>> START

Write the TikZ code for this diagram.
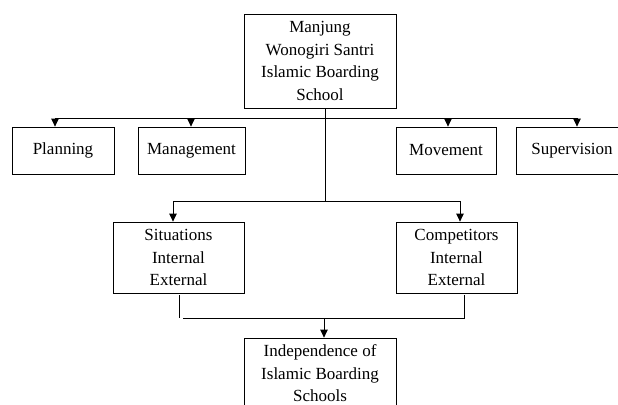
\documentclass[tikz,border=0pt]{standalone}
\usepackage{fontspec}
\setmainfont{Liberation Serif}
\usetikzlibrary{arrows.meta}
\begin{document}
\begin{tikzpicture}[x=1pt,y=-1pt,
  box/.style={draw, line width=0.8pt, inner sep=0pt, align=center,
    font=\fontsize{17}{22.5}\selectfont},
  link/.style={line width=0.8pt},
  arr/.style={link, -{Triangle[width=7.5pt,length=8pt]}}]
\useasboundingbox (0,0) rectangle (618,404);
\clip (0,0) rectangle (618,404);
% boxes
\node[box, minimum width=152pt, minimum height=94pt] (top) at (320,61)
  {Manjung\\Wonogiri Santri\\Islamic Boarding\\School};
\node[box, minimum width=102pt, minimum height=47pt] (plan) at (63,150.5) {Planning};
\node[box, minimum width=107pt, minimum height=47pt] (man) at (191.5,150.5) {Management};
\node[box, minimum width=100pt, minimum height=47pt] (mov) at (446,150.5) {Movement};
\node[box, minimum width=112pt, minimum height=47pt] (sup) at (572,150.5) {Supervision};
\node[box, minimum width=131pt, minimum height=71pt] (sit) at (178.5,257.5)
  {Situations\\Internal\\External};
\node[box, minimum width=121pt, minimum height=71pt] (comp) at (456.5,257.5)
  {Competitors\\Internal\\External};
\node[box, minimum width=152pt, minimum height=71pt] (ind) at (320,373.5)
  {Independence of\\Islamic Boarding\\Schools};
% top distribution line
\coordinate (hl) at (55,118);
\coordinate (hr) at (577,118);
\coordinate (hm) at (191,118);
\coordinate (hv) at (448,118);
\draw[link] (hl) -- (hr);
\draw[arr] (hl) -- (plan.north -| hl);
\draw[arr] (hm) -- (man.north -| hm);
\draw[arr] (hv) -- (mov.north -| hv);
\draw[arr] (hr) -- (sup.north -| hr);
% vertical trunk
\coordinate (vx) at (325,201);
\draw[link] (top.south -| vx) -- (vx);
% second distribution line
\coordinate (sl) at (173,201);
\coordinate (sr) at (460,201);
\draw[link] (sl) -- (sr);
\draw[arr] (sl) -- (sit.north -| sl);
\draw[arr] (sr) -- (comp.north -| sr);
% merge lines
\coordinate (ll) at (179,318);
\coordinate (lh) at (183,318);
\coordinate (rr) at (464,318);
\coordinate (mid) at (324,318);
\draw[link] ([yshift=-2pt]sit.south -| ll) -- (ll);
\draw[link] (lh) -- (rr) -- ([yshift=-2pt]comp.south -| rr);
\draw[arr] (mid) -- (ind.north -| mid);
\end{tikzpicture}
\end{document}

>> END

Task details: Reproduce the material above in full and without alteration, but skip all pictures.

The result:
Write the TikZ code for this diagram.
\documentclass[tikz,border=0pt]{standalone}
\usepackage{fontspec}
\setmainfont{Liberation Serif}
\usetikzlibrary{arrows.meta}
\begin{document}
\begin{tikzpicture}[x=1pt,y=-1pt,
  box/.style={draw, line width=0.8pt, inner sep=0pt, align=center,
    font=\fontsize{17}{22.5}\selectfont},
  link/.style={line width=0.8pt},
  arr/.style={link, -{Triangle[width=7.5pt,length=8pt]}}]
\useasboundingbox (0,0) rectangle (618,404);
\clip (0,0) rectangle (618,404);
% boxes
\node[box, minimum width=152pt, minimum height=94pt] (top) at (320,61)
  {Manjung\\Wonogiri Santri\\Islamic Boarding\\School};
\node[box, minimum width=102pt, minimum height=47pt] (plan) at (63,150.5) {Planning};
\node[box, minimum width=107pt, minimum height=47pt] (man) at (191.5,150.5) {Management};
\node[box, minimum width=100pt, minimum height=47pt] (mov) at (446,150.5) {Movement};
\node[box, minimum width=112pt, minimum height=47pt] (sup) at (572,150.5) {Supervision};
\node[box, minimum width=131pt, minimum height=71pt] (sit) at (178.5,257.5)
  {Situations\\Internal\\External};
\node[box, minimum width=121pt, minimum height=71pt] (comp) at (456.5,257.5)
  {Competitors\\Internal\\External};
\node[box, minimum width=152pt, minimum height=71pt] (ind) at (320,373.5)
  {Independence of\\Islamic Boarding\\Schools};
% top distribution line
\coordinate (hl) at (55,118);
\coordinate (hr) at (577,118);
\coordinate (hm) at (191,118);
\coordinate (hv) at (448,118);
\draw[link] (hl) -- (hr);
\draw[arr] (hl) -- (plan.north -| hl);
\draw[arr] (hm) -- (man.north -| hm);
\draw[arr] (hv) -- (mov.north -| hv);
\draw[arr] (hr) -- (sup.north -| hr);
% vertical trunk
\coordinate (vx) at (325,201);
\draw[link] (top.south -| vx) -- (vx);
% second distribution line
\coordinate (sl) at (173,201);
\coordinate (sr) at (460,201);
\draw[link] (sl) -- (sr);
\draw[arr] (sl) -- (sit.north -| sl);
\draw[arr] (sr) -- (comp.north -| sr);
% merge lines
\coordinate (ll) at (179,318);
\coordinate (lh) at (183,318);
\coordinate (rr) at (464,318);
\coordinate (mid) at (324,318);
\draw[link] ([yshift=-2pt]sit.south -| ll) -- (ll);
\draw[link] (lh) -- (rr) -- ([yshift=-2pt]comp.south -| rr);
\draw[arr] (mid) -- (ind.north -| mid);
\end{tikzpicture}
\end{document}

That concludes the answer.